Sunday, July 26

Pattern Exploration wrap-up

The second week of July was a fun-filled art-packed week teaching Pattern Exploration to a group of nine 8-11 year-olds at Fleisher Art Memorial. The premise of the projects was to explore one type of pattern based on a traditional cultural textile each day. Here are some of the results:The first day covered stripes and was inspired by Ghanaian Kente Cloth. Students created a repeat of stripes and symbols down a long strip of paper in crayon and watercolor, then cut and assembled the strips into a rectangular "cloth". Students were encouraged to choose colors and symbols that were meaningful to them. The second day explored geometric patterns based on American quilts. Students broke up a cardboard square into shapes, tried out different "block" compositions, then created a collograph stamp in their favorite configuration to print onto muslin squares, repeating their motif in either a symmetrical or asymmetrical image. On our third day we looked at circular motifs in Japanese textiles. Above is myself all in blue and my assistant Zoe on the left (oh the luxury of only 9 students PLUS an assistant!!!!). The kerchiefs we're sporting are the results of our circular motifs. Students traced circular objects using permanent markers to create a pattern on cotton, then tried shibori/tie-dye by bundling and wrapping their cloths in rubber bands.

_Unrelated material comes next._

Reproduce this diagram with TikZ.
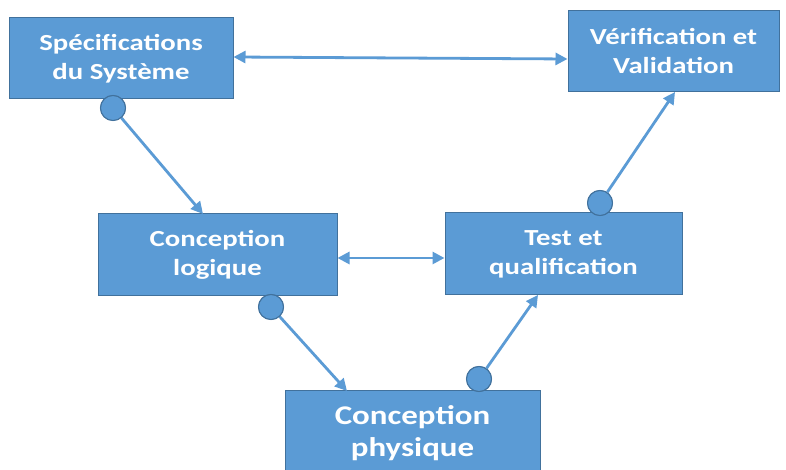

Day 4 focused on botanical motifs in Middle Eastern rug patterns. Students painted a background field, a border, and a central medallion, and then added symbolic details in the separate fields in either paint or permanent marker. We tried finding botanical motifs out in the park to use in the rugs, but some students preferred their OWN ideas!

On the last day we looked at English Blackwork embroidery and how patterns can build up to create value shadings. Each student filled a page with black marker patterns in increasing density. The pages were photocopied and enlarged to give each student plenty of source material, then they drew major lines on top of photocopied photographs of themselves, cut out the shapes as templates, and traced the shapes onto pattern papers matching the values. They then reassembled the image like a puzzle piece combining photocopy sections of the photograph with the pattern shapes. It's a bit difficult to explain, but their results were phenomenal! The one on the right is mine, but the left one is one of my student's.
I had such a great time teaching this fantastic group of kids. One thing I tried was to send the students home each day with a note with a summary of what occurred in class and ideas for afternoon activities to continue the experience. As a parent I'm always frustrated hearing "nothing" as the standard response to "how was school today". Thought I'd solve the problem by giving parents a clue into the learning process. Hopefully some of them actually did some of the activities and made a richer learning experience for the students.


  1. Marie, congratulations on a well-thought-out group of lessons that illustrate patterns so very well. Can you open next year's camp to older students (like 50+)?!

    P.S. My daughter changed the ID to her friend's name, so this comment was not made by "Natalie". Guess who?